* Task brief *
Please print exactly the lines below, from the start of the material up to and including the line with "import plotly.graph_objects as go", but none of the pictures.

* Provided entries *
— Begin —

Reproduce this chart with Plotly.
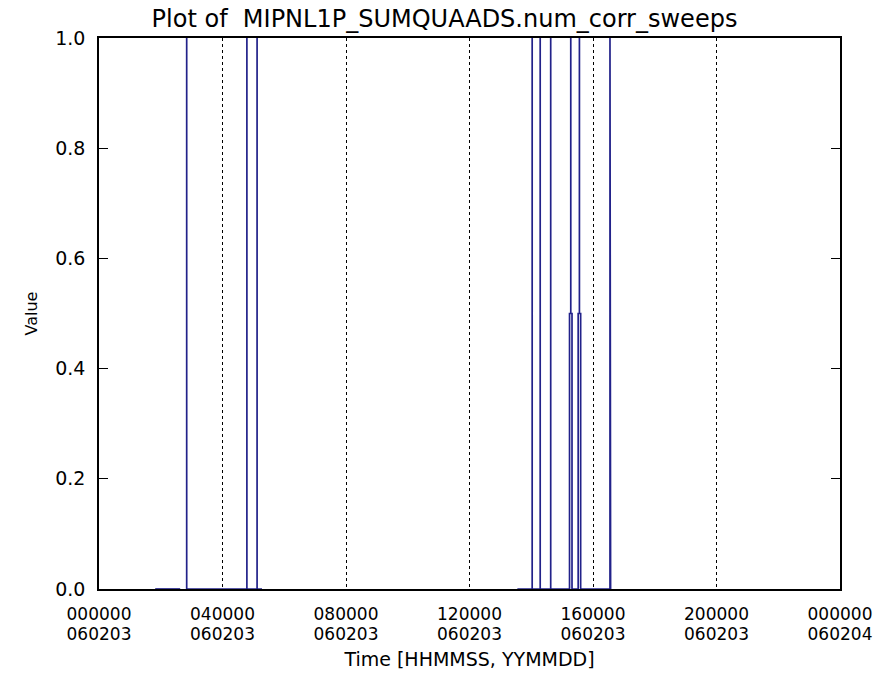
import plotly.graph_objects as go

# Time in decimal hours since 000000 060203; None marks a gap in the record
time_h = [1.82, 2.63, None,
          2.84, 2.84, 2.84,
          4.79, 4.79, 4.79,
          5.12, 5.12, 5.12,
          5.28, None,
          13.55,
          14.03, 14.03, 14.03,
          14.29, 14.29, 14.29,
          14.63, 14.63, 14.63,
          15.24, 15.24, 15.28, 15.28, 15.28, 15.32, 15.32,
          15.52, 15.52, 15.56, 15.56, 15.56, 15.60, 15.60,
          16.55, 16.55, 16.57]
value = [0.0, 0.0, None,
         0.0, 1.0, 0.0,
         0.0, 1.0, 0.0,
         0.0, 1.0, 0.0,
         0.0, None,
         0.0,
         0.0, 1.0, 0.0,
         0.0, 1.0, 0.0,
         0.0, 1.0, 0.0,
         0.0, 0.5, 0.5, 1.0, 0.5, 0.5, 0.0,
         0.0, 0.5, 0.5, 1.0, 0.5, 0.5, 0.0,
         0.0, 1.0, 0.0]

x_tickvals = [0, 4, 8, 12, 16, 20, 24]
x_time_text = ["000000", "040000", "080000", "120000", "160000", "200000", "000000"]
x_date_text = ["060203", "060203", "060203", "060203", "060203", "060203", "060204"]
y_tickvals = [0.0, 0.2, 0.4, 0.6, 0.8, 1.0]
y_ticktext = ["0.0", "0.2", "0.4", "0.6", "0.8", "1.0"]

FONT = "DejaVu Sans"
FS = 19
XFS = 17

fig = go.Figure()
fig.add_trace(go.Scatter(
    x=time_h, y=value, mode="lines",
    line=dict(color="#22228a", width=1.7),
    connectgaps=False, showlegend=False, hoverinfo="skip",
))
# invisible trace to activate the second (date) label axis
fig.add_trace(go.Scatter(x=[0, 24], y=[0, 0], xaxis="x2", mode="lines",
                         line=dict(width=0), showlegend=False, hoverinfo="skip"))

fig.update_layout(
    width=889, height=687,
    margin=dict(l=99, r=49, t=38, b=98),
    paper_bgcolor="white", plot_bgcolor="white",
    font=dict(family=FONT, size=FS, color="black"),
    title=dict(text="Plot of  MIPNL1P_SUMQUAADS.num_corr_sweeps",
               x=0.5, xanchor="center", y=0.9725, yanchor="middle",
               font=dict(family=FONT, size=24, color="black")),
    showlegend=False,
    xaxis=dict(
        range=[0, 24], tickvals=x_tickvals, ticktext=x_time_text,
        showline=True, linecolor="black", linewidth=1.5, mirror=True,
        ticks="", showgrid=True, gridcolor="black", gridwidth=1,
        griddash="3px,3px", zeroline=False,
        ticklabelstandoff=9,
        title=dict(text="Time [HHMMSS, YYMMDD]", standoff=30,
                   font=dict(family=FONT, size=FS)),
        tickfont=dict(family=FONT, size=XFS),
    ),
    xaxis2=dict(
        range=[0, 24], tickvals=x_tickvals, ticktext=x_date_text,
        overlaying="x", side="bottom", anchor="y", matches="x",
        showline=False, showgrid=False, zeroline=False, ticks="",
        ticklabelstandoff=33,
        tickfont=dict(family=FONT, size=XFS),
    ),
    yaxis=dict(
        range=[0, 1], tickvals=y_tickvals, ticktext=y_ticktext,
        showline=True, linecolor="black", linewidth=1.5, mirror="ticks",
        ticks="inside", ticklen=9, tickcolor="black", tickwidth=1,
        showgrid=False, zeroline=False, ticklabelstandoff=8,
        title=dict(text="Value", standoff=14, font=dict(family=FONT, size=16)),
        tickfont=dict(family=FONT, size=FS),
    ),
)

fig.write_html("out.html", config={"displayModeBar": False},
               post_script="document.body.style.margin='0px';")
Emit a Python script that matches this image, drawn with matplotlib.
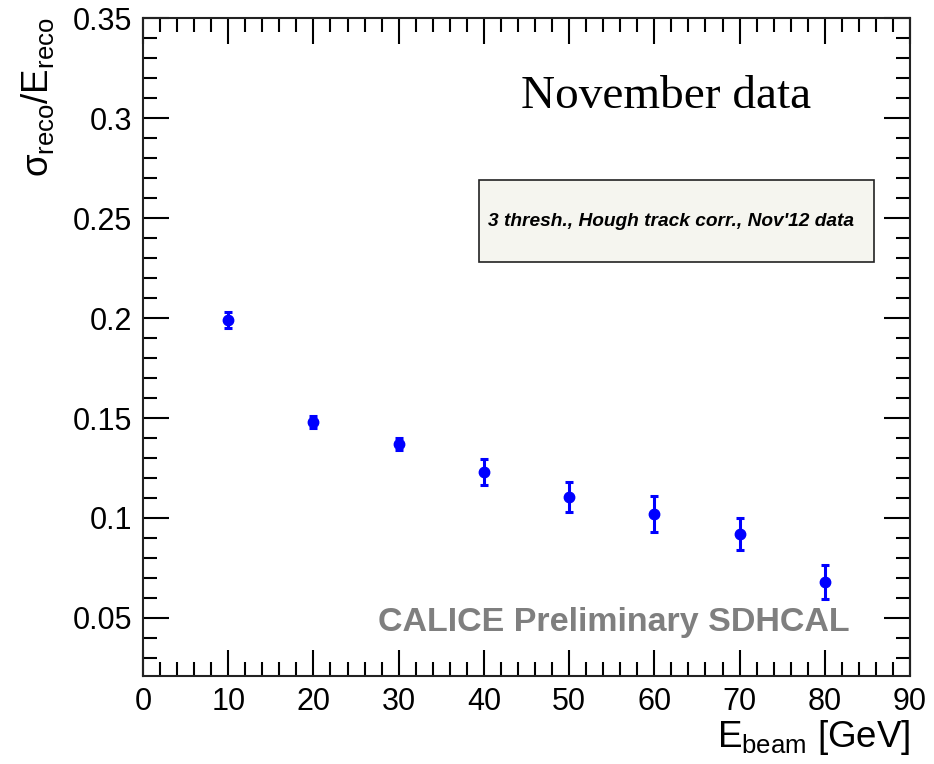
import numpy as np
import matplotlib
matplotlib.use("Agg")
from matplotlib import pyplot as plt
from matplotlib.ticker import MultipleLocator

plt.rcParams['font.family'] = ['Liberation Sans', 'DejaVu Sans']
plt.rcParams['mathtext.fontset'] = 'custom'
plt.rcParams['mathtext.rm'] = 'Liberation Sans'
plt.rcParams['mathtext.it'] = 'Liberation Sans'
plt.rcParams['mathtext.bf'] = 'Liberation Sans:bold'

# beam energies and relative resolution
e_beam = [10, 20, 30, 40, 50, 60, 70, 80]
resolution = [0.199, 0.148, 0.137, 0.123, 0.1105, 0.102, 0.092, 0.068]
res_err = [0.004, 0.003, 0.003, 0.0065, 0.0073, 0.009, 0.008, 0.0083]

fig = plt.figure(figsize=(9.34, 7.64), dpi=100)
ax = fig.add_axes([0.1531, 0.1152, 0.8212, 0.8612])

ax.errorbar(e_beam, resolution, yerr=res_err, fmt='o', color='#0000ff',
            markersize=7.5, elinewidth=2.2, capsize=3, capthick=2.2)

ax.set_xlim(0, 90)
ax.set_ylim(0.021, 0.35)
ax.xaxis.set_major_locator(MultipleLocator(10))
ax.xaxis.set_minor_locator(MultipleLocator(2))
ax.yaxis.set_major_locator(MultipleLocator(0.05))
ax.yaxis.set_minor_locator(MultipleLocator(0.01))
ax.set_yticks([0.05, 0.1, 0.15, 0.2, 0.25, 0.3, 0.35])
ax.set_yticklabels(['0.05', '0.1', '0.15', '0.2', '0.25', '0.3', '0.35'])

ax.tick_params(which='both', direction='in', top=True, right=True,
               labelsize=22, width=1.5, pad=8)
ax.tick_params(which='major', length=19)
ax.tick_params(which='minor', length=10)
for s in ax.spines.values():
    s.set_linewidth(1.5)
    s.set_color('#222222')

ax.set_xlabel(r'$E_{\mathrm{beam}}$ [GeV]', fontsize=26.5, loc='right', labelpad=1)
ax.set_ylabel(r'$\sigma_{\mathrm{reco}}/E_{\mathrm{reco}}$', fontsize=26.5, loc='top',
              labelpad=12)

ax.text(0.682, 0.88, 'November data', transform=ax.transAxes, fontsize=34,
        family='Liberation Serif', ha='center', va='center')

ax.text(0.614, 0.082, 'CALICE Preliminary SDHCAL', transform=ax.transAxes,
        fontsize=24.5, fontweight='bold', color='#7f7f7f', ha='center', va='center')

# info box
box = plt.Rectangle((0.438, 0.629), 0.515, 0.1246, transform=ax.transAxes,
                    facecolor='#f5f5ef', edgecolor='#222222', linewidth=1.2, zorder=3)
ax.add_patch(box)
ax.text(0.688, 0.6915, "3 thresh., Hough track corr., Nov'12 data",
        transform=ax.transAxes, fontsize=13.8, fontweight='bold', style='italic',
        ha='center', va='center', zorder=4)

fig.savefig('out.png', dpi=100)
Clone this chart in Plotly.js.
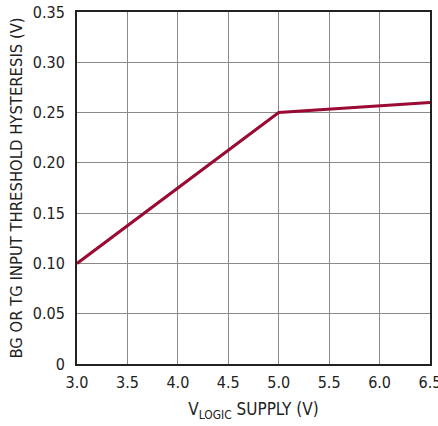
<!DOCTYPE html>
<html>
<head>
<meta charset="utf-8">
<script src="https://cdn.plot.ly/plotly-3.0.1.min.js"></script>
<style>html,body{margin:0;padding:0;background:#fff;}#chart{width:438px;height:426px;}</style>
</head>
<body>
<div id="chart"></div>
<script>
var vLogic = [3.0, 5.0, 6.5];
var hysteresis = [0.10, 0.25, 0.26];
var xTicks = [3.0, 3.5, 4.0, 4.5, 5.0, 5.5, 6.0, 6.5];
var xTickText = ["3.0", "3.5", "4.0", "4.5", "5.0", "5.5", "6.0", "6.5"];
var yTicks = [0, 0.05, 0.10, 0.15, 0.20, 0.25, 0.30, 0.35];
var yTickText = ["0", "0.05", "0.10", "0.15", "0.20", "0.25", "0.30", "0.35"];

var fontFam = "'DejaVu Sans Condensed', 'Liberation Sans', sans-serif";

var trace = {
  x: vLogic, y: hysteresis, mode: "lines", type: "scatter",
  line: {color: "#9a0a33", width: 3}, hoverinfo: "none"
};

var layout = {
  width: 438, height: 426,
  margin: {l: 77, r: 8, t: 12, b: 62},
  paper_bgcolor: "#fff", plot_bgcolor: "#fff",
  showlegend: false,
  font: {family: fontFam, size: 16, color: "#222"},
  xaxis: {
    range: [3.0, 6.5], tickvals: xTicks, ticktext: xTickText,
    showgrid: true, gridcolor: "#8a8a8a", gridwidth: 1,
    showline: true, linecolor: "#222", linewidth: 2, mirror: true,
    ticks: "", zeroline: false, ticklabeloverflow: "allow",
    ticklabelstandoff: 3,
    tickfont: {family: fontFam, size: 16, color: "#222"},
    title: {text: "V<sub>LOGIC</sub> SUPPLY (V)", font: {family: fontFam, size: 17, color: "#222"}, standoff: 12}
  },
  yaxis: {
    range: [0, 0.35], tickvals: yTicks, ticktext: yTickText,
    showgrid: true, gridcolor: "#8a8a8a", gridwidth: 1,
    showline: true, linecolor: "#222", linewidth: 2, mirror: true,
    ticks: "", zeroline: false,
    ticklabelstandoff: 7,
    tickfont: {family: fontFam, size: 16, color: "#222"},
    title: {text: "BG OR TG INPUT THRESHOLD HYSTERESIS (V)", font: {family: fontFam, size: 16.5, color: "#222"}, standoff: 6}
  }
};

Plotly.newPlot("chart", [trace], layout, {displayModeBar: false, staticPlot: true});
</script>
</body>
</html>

— End —

* Solution to this problem *
Reproduce this chart with Plotly.
import plotly.graph_objects as go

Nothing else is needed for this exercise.